Zendikar Rising Introduces Jace, Mirror Mage

Kicker on a planeswalker? You betcha!

Jace, Mirror Mage, illustrated by David Rapoza

Courtesy of Wizards of the Coast (WotC) and Jimmy Wong, check out the newest version of Jace from Zendikar Rising — Jace, Mirror Mage!

Jace, Mirror Mage stands out for two reasons: it only costs three mana and it has kicker, a first for planeswalkers.

Kicker 2

When Jace, Mirror Mage enters the battlefield, if Jace was kicked, create a token that’s a copy of Jace, Mirror Mage, except it’s not legendary and its starting loyalty is 1.

Growing off previous design iterations on planeswalkers, Jace, Mirror Mage has a kicker cost that allows the owner to make an additional copy of it calling back to Jace, Cunning Castaway from Ixalan. The first line of text not only breaks new ground for planeswalkers, but informs us that kicker is a returning mechanic in Zendikar Rising, making its return since last showing up in Dominaria.

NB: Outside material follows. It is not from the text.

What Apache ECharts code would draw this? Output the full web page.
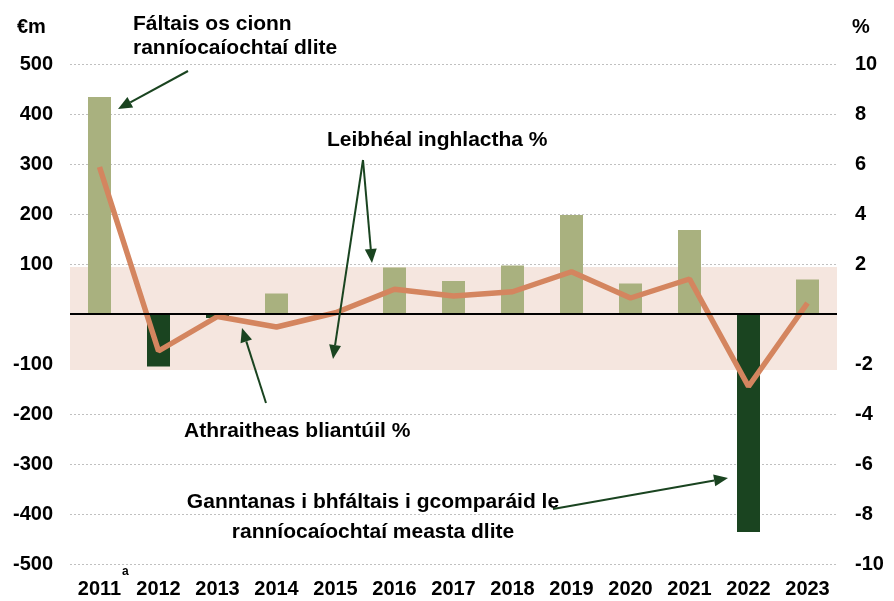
<!DOCTYPE html>
<html><head><meta charset="utf-8">
<script src="https://cdn.jsdelivr.net/npm/echarts@6/dist/echarts.min.js"></script>
<style>html,body{margin:0;padding:0;background:#fff}#c{width:894px;height:601px}</style>
</head><body><div id="c"></div>
<script>
const years = ['2011','2012','2013','2014','2015','2016','2017','2018','2019','2020','2021','2022','2023'];
const balance = [434, -105, -8, 41, 0, 93, 66, 97, 198, 61, 168, -436, 69];
const annualChange = [5.88, -1.48, -0.1, -0.52, 0.05, 0.99, 0.72, 0.89, 1.69, 0.64, 1.4, -2.9, 0.44];
const toleranceBand = [94, -112];
const leftTicks = {min: -500, max: 500, interval: 100};
const rightTicks = {min: -10, max: 10, interval: 2};

const F = '"Liberation Sans", Arial, sans-serif';
const POS = '#a9b17f', NEG = '#1a4420', LINE = '#d4855f', ARROW = '#1a4420';

function arrow(x1, y1, x2, y2) {
  const a = Math.atan2(y2 - y1, x2 - x1);
  const L = 14, W = 6;
  const bx = x2 - L * Math.cos(a), by = y2 - L * Math.sin(a);
  const px = -Math.sin(a) * W, py = Math.cos(a) * W;
  return [
    {type: 'line', shape: {x1: x1, y1: y1, x2: bx, y2: by}, style: {stroke: ARROW, lineWidth: 2}, z: 100},
    {type: 'polygon', shape: {points: [[x2, y2], [bx + px, by + py], [bx - px, by - py]]}, style: {fill: ARROW}, z: 100}
  ];
}
function txt(x, y, s, align, size) {
  return {type: 'text', x: x, y: y, z: 100, style: {text: s, font: 'bold ' + (size || 21) + 'px ' + F, fill: '#000', textAlign: align || 'left', textVerticalAlign: 'middle'}};
}

const chart = echarts.init(document.getElementById('c'), null, {renderer: 'canvas'});
chart.setOption({
  animation: false,
  backgroundColor: '#fff',
  grid: {left: 70, right: 57, top: 64, bottom: 37},
  xAxis: {
    type: 'category', data: years,
    axisLine: {show: false, onZero: false}, axisTick: {show: false},
    axisLabel: {margin: 15, fontFamily: F, fontWeight: 'bold', fontSize: 20, color: '#000'}
  },
  yAxis: [
    {type: 'value', position: 'left', min: leftTicks.min, max: leftTicks.max, interval: leftTicks.interval,
     axisLine: {show: false}, axisTick: {show: false},
     axisLabel: {margin: 17, fontFamily: F, fontWeight: 'bold', fontSize: 20, color: '#000', formatter: v => v === 0 ? '' : String(v)},
     splitLine: {lineStyle: {color: '#c0c0c0', type: [2, 2], width: 1}}},
    {type: 'value', position: 'right', min: rightTicks.min, max: rightTicks.max, interval: rightTicks.interval,
     axisLine: {show: false}, axisTick: {show: false},
     axisLabel: {margin: 18, fontFamily: F, fontWeight: 'bold', fontSize: 20, color: '#000', formatter: v => v === 0 ? '' : String(v)},
     splitLine: {show: false}}
  ],
  series: [
    {type: 'line', yAxisIndex: 0, data: [], z: 1, silent: true,
     markArea: {silent: true, itemStyle: {color: '#f5e6df'},
       data: [[{yAxis: toleranceBand[0]}, {yAxis: toleranceBand[1]}]]}},
    {type: 'bar', yAxisIndex: 0, barWidth: 23, z: 2,
     data: balance.map(v => ({value: v, itemStyle: {color: v < 0 ? NEG : POS}})),
     markLine: {silent: true, symbol: 'none', label: {show: false},
       lineStyle: {color: '#000', type: 'solid', width: 2}, data: [{yAxis: 0}]}},
    {type: 'line', yAxisIndex: 1, data: annualChange, z: 3, symbol: 'none',
     lineStyle: {color: LINE, width: 5.5}, itemStyle: {color: LINE}}
  ],
  graphic: [
    txt(17, 27, '€m', 'left', 20), txt(852, 27, '%', 'left', 20),
    txt(133, 24, 'Fáltais os cionn'), txt(133, 48, 'ranníocaíochtaí dlite'),
    txt(327, 140, 'Leibhéal inghlactha %'),
    txt(184, 431, 'Athraitheas bliantúil %'),
    txt(373, 502, 'Ganntanas i bhfáltais i gcomparáid le', 'center'),
    txt(373, 532, 'ranníocaíochtaí measta dlite', 'center'),
    {type: 'text', x: 122, y: 572, z: 100, style: {text: 'a', font: 'bold 12px ' + F, fill: '#000', textVerticalAlign: 'middle'}},
    ...arrow(188, 71, 118, 109),
    ...arrow(363, 160, 372, 263),
    ...arrow(363, 160, 333, 359),
    ...arrow(266, 403, 242, 328),
    ...arrow(553, 509, 728, 478)
  ]
});
</script></body></html>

Specifically for Jace, Mirror Mage, kicker gives its owner an option between a three-mana planeswalker or two planeswalkers for five mana. The flexibility offers powerful plays early or late and the loyalty abilities work well on a single Jace but get even more powerful when working together with an additional copy.

+1: Scry 2.

While scrying usually doesn’t cut it on its own as enough value for a card to be played in constructed, the +1 ability can put the three-mana planeswalker on five loyalty. The real power comes from having two copies of Jace that allow you to scy up to four and have two planeswalkers with seven loyalty combined or when combining Jace’s 0 ability with a scry from the other.

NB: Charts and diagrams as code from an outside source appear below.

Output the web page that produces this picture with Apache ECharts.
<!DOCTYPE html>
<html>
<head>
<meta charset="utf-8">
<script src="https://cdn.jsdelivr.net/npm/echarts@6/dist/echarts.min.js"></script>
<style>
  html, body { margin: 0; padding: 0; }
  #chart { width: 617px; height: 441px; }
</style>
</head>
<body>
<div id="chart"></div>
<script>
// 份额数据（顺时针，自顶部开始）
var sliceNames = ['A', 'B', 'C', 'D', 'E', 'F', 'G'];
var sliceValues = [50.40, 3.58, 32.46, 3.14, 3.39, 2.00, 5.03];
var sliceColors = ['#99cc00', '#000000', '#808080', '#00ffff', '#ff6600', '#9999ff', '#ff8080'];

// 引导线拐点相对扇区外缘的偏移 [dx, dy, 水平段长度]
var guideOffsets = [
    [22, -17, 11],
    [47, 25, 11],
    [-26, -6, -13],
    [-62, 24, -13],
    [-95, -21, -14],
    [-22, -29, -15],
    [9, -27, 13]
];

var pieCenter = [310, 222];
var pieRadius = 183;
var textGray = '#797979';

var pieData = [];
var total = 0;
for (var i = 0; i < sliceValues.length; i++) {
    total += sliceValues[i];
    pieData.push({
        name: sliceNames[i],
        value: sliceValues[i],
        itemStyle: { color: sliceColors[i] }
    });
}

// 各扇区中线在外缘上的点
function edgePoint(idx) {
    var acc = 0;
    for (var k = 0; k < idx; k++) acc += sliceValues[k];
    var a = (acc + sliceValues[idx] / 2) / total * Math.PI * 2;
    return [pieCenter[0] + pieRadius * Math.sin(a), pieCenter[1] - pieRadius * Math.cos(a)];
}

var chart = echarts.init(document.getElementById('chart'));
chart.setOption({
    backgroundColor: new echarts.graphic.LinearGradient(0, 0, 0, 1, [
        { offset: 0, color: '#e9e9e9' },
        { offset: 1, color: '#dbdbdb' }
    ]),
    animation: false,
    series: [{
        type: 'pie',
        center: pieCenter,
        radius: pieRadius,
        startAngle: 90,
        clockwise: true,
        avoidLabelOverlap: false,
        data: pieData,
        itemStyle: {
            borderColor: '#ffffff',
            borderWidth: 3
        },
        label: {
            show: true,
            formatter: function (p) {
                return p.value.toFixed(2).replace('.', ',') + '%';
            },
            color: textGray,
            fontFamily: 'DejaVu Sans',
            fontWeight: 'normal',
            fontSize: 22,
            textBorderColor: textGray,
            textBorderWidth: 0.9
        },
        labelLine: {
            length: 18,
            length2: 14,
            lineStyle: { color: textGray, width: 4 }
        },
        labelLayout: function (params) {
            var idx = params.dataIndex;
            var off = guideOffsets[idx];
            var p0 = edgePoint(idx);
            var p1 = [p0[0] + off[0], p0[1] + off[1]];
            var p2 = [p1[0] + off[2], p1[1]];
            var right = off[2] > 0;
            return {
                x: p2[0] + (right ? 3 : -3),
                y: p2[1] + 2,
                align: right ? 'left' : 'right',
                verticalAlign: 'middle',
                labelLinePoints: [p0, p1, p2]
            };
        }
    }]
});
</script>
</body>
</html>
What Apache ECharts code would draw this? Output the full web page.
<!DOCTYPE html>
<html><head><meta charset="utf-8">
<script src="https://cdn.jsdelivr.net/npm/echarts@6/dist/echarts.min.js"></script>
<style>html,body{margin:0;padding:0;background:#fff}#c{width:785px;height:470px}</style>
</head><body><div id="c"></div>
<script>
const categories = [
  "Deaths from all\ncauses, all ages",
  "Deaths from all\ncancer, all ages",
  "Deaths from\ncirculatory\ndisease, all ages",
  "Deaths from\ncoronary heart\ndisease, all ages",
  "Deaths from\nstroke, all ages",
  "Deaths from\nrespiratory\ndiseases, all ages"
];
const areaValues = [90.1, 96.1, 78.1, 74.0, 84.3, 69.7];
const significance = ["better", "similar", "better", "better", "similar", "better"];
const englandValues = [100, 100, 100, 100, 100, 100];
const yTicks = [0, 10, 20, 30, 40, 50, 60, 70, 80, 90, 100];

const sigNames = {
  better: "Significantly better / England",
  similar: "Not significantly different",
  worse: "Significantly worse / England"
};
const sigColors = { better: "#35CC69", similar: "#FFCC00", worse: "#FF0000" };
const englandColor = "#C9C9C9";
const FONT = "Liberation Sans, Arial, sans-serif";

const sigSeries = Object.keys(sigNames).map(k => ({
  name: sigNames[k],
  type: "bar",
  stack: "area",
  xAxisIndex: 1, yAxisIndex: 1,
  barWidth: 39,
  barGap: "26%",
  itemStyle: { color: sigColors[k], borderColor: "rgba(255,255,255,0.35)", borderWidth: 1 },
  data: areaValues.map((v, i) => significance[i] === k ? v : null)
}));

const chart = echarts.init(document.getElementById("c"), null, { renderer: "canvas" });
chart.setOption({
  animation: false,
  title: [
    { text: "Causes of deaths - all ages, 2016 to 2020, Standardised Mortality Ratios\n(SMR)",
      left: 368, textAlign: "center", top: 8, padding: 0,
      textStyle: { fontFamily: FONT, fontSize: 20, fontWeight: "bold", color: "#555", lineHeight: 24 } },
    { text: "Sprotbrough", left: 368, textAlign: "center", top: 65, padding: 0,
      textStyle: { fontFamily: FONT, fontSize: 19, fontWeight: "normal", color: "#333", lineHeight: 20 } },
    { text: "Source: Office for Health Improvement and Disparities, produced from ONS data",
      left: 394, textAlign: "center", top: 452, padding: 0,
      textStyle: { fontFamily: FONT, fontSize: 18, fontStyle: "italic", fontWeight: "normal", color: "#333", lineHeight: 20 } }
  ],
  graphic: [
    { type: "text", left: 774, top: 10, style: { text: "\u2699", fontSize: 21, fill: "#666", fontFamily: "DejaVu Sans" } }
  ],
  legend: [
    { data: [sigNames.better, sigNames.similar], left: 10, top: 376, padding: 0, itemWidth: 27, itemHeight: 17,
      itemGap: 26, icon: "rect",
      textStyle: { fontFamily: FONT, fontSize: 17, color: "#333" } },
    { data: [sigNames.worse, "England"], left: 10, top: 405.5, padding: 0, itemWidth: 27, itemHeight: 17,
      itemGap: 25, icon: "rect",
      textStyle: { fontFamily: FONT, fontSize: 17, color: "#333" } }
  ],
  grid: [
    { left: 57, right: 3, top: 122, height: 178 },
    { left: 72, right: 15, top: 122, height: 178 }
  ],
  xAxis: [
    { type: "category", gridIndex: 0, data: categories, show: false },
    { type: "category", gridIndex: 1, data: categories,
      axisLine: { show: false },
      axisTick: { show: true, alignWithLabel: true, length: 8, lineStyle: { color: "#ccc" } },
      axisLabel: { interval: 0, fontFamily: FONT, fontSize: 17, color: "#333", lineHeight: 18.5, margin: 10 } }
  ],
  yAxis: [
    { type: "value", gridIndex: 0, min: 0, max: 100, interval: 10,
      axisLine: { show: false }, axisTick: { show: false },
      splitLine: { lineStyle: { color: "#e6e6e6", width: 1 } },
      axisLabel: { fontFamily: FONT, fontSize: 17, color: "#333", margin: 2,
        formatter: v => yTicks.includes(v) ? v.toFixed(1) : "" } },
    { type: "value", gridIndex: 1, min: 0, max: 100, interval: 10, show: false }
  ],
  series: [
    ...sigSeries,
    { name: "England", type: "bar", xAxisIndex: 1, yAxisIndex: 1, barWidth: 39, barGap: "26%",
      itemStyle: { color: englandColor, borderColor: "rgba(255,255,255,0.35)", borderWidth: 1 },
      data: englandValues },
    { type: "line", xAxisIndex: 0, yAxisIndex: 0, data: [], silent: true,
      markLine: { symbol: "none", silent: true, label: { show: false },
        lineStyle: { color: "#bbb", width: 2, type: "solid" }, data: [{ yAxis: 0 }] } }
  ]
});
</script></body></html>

0: Draw a card and reveal it. Remove a number of loyalty counters equal to that card’s converted mana cost from Jace, Mirror Mage.

Even for three mana you immediately get to draw a card and have a good chance of Jace sticking around. Once you get two copies of Jace going, the options become plentiful. You can scry to set up a cheap draw from the other or you can dig for action with the original Jace and use the copied Jace to draw an expensive spell, losing the copy but still having a planeswalker with a bunch of loyalty on the battlefield.

There’s a ton going on with Jace, Mirror Mage and that is contained within just the card itself. The possibilities spiral once you start building around Jace and maximize his abilities. Whether a deck is built around an older format like Modern and Legacy and contains mostly one or two-mana spells to generate the most draws and durability or its used in Standard or Commander and engineered toward finding late-game bombs, Jace, Mirror Mage has plenty of potential.

While every three-mana planeswalker hasn’t dominated Standard, enough of them have to make Jace, Mirror Mage a must-watch in the future of Magic.